Indeed, most practitioners in the field will tell you that all of us experience that attraction to some degree, at some point in life. And some much more than others.
There’s nothing “dirty” or shameful about that feeling. On the contrary, every nature G‑d has created within us is meant to be channeled towards a divine purpose.
That’s what a Jewish life is about—uncovering the divine within all that you encounter, including those things you encounter within yourself.
You are a divine, supernatural soul riding through life within a physical, natural body. You are here to tame the beast that drives that body and to make it just as divine as your essential self. That is the itinerary and destiny of your journey.
How do you navigate that journey? Thank G‑d, we have a Torah that provides a map, given to us by the One who gave us life. It tells us which desires we can embrace and elevate, which longings we can subdue and tame, and which we must reject or re-channel entirely.
The Torah tells us unequivocally that the homosexual act is of that last category. Even if it burns inside for a lifetime, the best thing for you, for your health, and for your ultimate satisfaction in life is to subdue and re-channel that desire.
For many of us, that’s not easy.
I can tell you personally that there are many things in Torah that remain counter-intuitive to me after all these years of attempting to understand. Many times my moral compass feels as though it’s pointing in a different direction.
But I didn’t come into this world as the final arbiter of truth. I came to absorb something higher than me. Even when it’s hard—and it can be real hard.
A good Jewish life demands a lot of hard things. How many of us had to break off deeply attached relationships because the other half wasn’t Jewish? How many had to sacrifice employment or great business deals because of Shabbat or ethical issues?
But, like the Mishnah says, according to the pain is the gain. In this case, for some of the people I’ve known, the gain must be something truly out of this world.
This is all speaking of your own personal journey. What should your attitude be towards others, including those who act upon these desires?
It should be humbling.
Rabbi Schneur Zalman of Liadi writes (in chapter 31 of his classic work of ethics known as the Tanya) that when you see a person who lives a life filled with temptations that you do not experience, you must feel humbled before him.

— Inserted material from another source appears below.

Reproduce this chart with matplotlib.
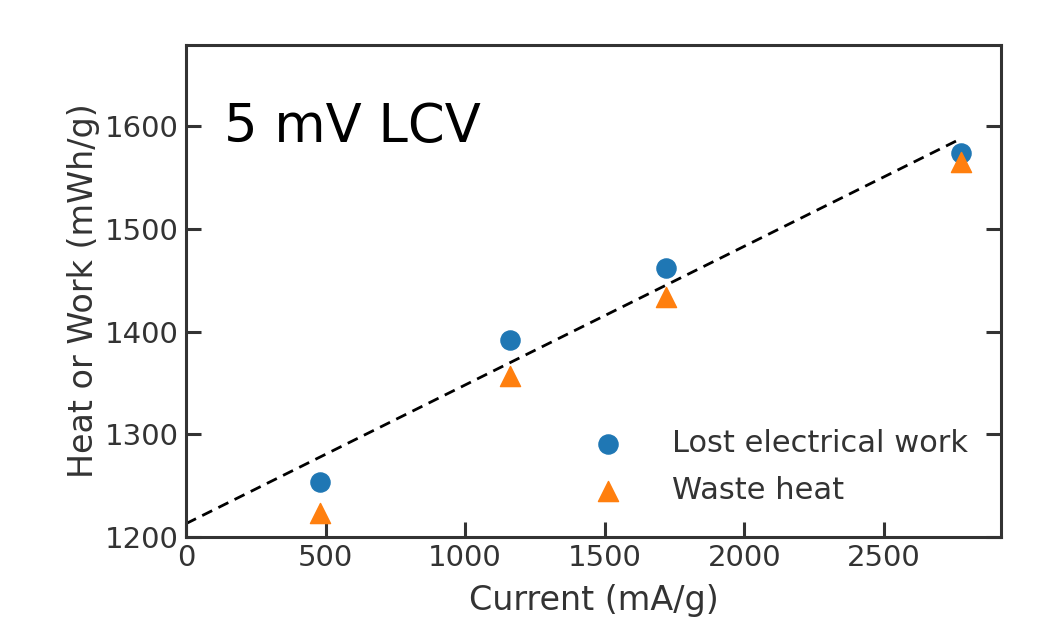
import numpy as np
import matplotlib.pyplot as plt

current = [480, 1160, 1720, 2775]
lost_work = [1254, 1392, 1462, 1574]
waste_heat = [1223, 1357, 1434, 1565]
fit_intercept = 1213
fit_slope = 0.135

x_ticks = [0, 500, 1000, 1500, 2000, 2500]
y_ticks = [1200, 1300, 1400, 1500, 1600]

plt.rcParams["font.family"] = "DejaVu Sans"
text_col = "#333333"

fig = plt.figure(figsize=(10.37, 6.22), dpi=100)
ax = fig.add_axes([0.1794, 0.1367, 0.7859, 0.791])

fit_x = np.array([0, current[-1]])
ax.plot(fit_x, fit_intercept + fit_slope * fit_x, "k--", lw=2, dashes=(4, 2.5))
ax.scatter(current, lost_work, s=190, color="#1f77b4", label="Lost electrical work", zorder=3)
ax.scatter(current, waste_heat, s=210, marker="^", color="#ff7f0e", label="Waste heat", zorder=3)

ax.set_xlim(0, 2920)
ax.set_ylim(1200, 1679)
ax.set_xticks(x_ticks)
ax.set_yticks(y_ticks)
ax.set_xlabel("Current (mA/g)", fontsize=24, color=text_col, labelpad=9)
ax.set_ylabel("Heat or Work (mWh/g)", fontsize=24, color=text_col, labelpad=4)
ax.tick_params(direction="in", length=11, width=2.2, labelsize=21,
               colors=text_col, right=True, pad=5)
for sp in ax.spines.values():
    sp.set_linewidth(2.2)
    sp.set_color(text_col)

ax.text(0.047, 0.833, "5 mV LCV", transform=ax.transAxes, fontsize=38,
        va="center", ha="left", color="black")

leg = ax.legend(loc="lower right", frameon=False, fontsize=22, handletextpad=1.1,
                labelspacing=0.6, borderaxespad=0, bbox_to_anchor=(0.975, 0.04))
for t in leg.get_texts():
    t.set_color(text_col)

fig.savefig("out.png", dpi=100)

Why? Because G‑d formed him, G‑d gave him that struggle, and so G‑d certainly must have given him the strength to overcome it. Which means that G‑d is expecting an awesome struggle from this person, an inner battle that would make King Kong versus Godzilla look timid.
And so you, Rabbi Schneur Zalman concludes, have you asked yourself if you are waging a battle to overcome your own faults and bad habits anywhere near the struggle G‑d expects from this person?
It turns out that the greater the struggle, the obsession and the desires, the more awesome the soul that stands before you.
Too many young people have suffered from moral judgment and shame. Too many precious souls have been wasted or even perished before their time. It’s vital that we learn to recognize the human condition for what it is, and strengthen one another in our personal struggles, rather than hide these struggles or belittle them.
So yes, just as we don’t judge a fellow Jew for breaking Shabbat or eating non-kosher, so we don’t judge for the type of sexual life they are practicing and certainly not for the desires they never chose to have in the first place. In all cases, we look deeper, to the divine soul within.
Encourage such people in the good things they are doing. Help them grow in the realms of Jewish practice and spirituality where they wish to grow. Let that soul shine.